I don't consider myself very political, and I tend to avoid "political" interactions whenever I can. I've found that people who are too eager to start a political conversation are basically wanting to stand on a soapbox. There is very little concern with trying to accurately define the problem a proposed action is trying to solve. Even less effort goes into realistic projections of how effective the measure will be. Balanced assessment of the costs and side effects are actively suppressed as people compare the negatives of their enemy's approach to the positives of their own, filtering out everything which does not help them sell their cause. The conversation quickly becomes emotional, because there is very little reason or substance involved.
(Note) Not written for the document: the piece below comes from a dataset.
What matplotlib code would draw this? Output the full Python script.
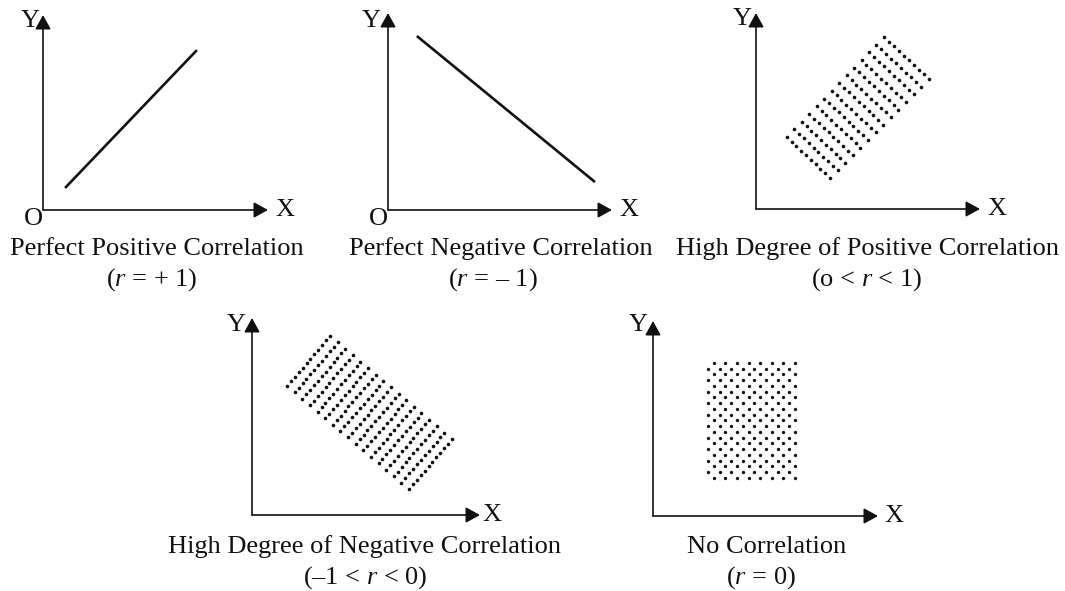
import numpy as np
import matplotlib
matplotlib.use("Agg")
import matplotlib.pyplot as plt

plt.rcParams['font.family'] = ['Liberation Serif', 'DejaVu Serif']
plt.rcParams['mathtext.fontset'] = 'custom'
plt.rcParams['mathtext.rm'] = 'Liberation Serif'
plt.rcParams['mathtext.it'] = 'Liberation Serif:italic'

W, H = 1065, 591

# ---- data (panel units: each axis runs 0..10) ----
pos_line_x = [0.98, 6.84]
pos_line_y = [1.13, 8.20]
neg_line_x = [1.29, 9.24]
neg_line_y = [8.83, 1.42]

# high positive band: first line end points, last line end points
hp_first = [(1.38, 3.67), (3.30, 1.58)]
hp_last = [(5.71, 8.78), (7.72, 6.63)]
hp_nlines, hp_ndots = 14, 10

# high negative band
hn_first = [(1.54, 6.55), (3.42, 9.09)]
hn_last = [(6.89, 1.32), (8.77, 3.86)]
hn_nlines, hn_ndots = 17, 12

# no correlation block
nc_x = [2.44, 6.31]
nc_y = [1.95, 7.85]
nc_rows, nc_cols = 21, 8

captions = ["Perfect Positive Correlation", "Perfect Negative Correlation",
            "High Degree of Positive Correlation",
            "High Degree of Negative Correlation", "No Correlation"]
subcaps = ["($r$ = + 1)", "($r$ = \u2013 1)", "(o < $r$ < 1)",
           "(\u20131 < $r$ < 0)", "($r$ = 0)"]

# ---- layout (pixels) ----
# origin x, origin y, x-tip, y-tip
panels = [(43, 210, 268, 15), (388, 210, 612, 13), (756, 209, 980, 13),
          (252, 515, 480, 318), (653, 516, 878, 321)]
ylab = [(30, 21), (371, 21), (742, 19), (236, 325), (638, 325)]
xlab = [(285, 210), (629, 210), (997, 209), (492, 515), (894, 516)]
olab = [(33, 219), (378, 219), None, None, None]
cap_pos = [(157, 255), (501, 255), (867, 255), (365, 553), (767, 553)]
sub_pos = [(152, 286), (493, 286), (867, 286), (365, 584), (761, 584)]

FS = 19
fig = plt.figure(figsize=(W / 100, H / 100), dpi=100)
fig.patch.set_facecolor('white')

axes = []
for (ox, oy, tx, ty) in panels:
    ax = fig.add_axes([ox / W, (H - oy) / H, (tx - ox) / W, (oy - ty) / H])
    ax.set_xlim(0, 10)
    ax.set_ylim(0, 10)
    ax.axis('off')
    aprops = dict(arrowstyle='-|>,head_length=0.4,head_width=0.22',
                  mutation_scale=21.5, lw=1.2, color='#111111',
                  shrinkA=0, shrinkB=0)
    ax.annotate('', xy=(10, 0), xytext=(0, 0), arrowprops=aprops,
                annotation_clip=False)
    ax.annotate('', xy=(0, 10), xytext=(0, 0), arrowprops=aprops,
                annotation_clip=False)
    axes.append(ax)

axes[0].plot(pos_line_x, pos_line_y, color='#111111', lw=1.9,
             solid_capstyle='butt')
axes[1].plot(neg_line_x, neg_line_y, color='#111111', lw=1.9,
             solid_capstyle='butt')


def band(ax, first, last, nl, nd, ms):
    f0, f1 = np.array(first[0]), np.array(first[1])
    l0, l1 = np.array(last[0]), np.array(last[1])
    xs, ys = [], []
    for k in range(nl):
        t = k / (nl - 1)
        s = f0 + t * (l0 - f0)
        e = f1 + t * (l1 - f1)
        for j in range(nd):
            u = j / (nd - 1)
            p = s + u * (e - s)
            xs.append(p[0])
            ys.append(p[1])
    ax.plot(xs, ys, 'o', color='#111111', ms=ms, mew=0, clip_on=False)


band(axes[2], hp_first, hp_last, hp_nlines, hp_ndots, 2.6)
band(axes[3], hn_first, hn_last, hn_nlines, hn_ndots, 2.6)

# no-correlation staggered grid
xs, ys = [], []
dx = (nc_x[1] - nc_x[0]) / (nc_cols - 0.5)
for r in range(nc_rows):
    y = nc_y[1] - r * (nc_y[1] - nc_y[0]) / (nc_rows - 1)
    off = 0.0 if r % 2 else dx / 2
    for c in range(nc_cols):
        xs.append(nc_x[0] + off + c * dx)
        ys.append(y)
axes[4].plot(xs, ys, 'o', color='#111111', ms=2.4, mew=0, clip_on=False)


def ftext(px, py, s, **kw):
    fig.text(px / W, 1 - py / H, s, fontsize=FS, color='#111111', **kw)


for i in range(5):
    ftext(*ylab[i], "Y", ha='center', va='center')
    ftext(*xlab[i], "X", ha='center', va='center')
    if olab[i] is not None:
        ftext(*olab[i], "O", ha='center', va='center')
    ftext(*cap_pos[i], captions[i], ha='center', va='baseline')
    ftext(*sub_pos[i], subcaps[i], ha='center', va='baseline')

fig.savefig('out.png', dpi=100, facecolor='white')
I have observed that partisan politics is not a Washington, DC problem. Everyone does it, and to get to Washington, DC, representatives have to win the votes of people who themselves are extremely partisan. In a country where "We the People" give consent to be governed, the buck stops with us. If it is ever to change, we need to lead by changing ourselves and setting different expectations of our representatives.
We currently opt for an extremely divisive and inefficient method of governance. At the individual level and in DC, each person or party seeks to dominate and impose their beliefs on the entire nation. Those who do not believe likewise are beneath contempt, evil, or idiots. Not a single thought is given to persuasion, education or working out something we can all get behind. Hence as the composition of congress ebbs and flows we scramble to undo other people's unenlightened errors just as fervently as we scramble to make new unenlightened errors for a future session to undo. It's job security for politicians, but not a good way to live together with those who do not believe as we do. With every single election, half of America is guaranteed to lose, vow revenge, and redouble their efforts to take back "their" country by making it inhospitable to their oppressors. It's just a feud--and like that Star Trek episode where war was made palatable and clean, there's little incentive to bring it to an end.
If we're going to get nowhere, we don't have to work as hard at it. Deciding to only do the things we can all get behind should promote a transition from imposing dominion to persuasion. Say we seek a President who would veto everything except those bills which passed by the margin required to overturn the veto. Or we raised the bar for passing a bill in Congress. When we don't have the option of demonizing the opposition because we need their support, conversations may start to have more substance.
What's it going to take to up our game?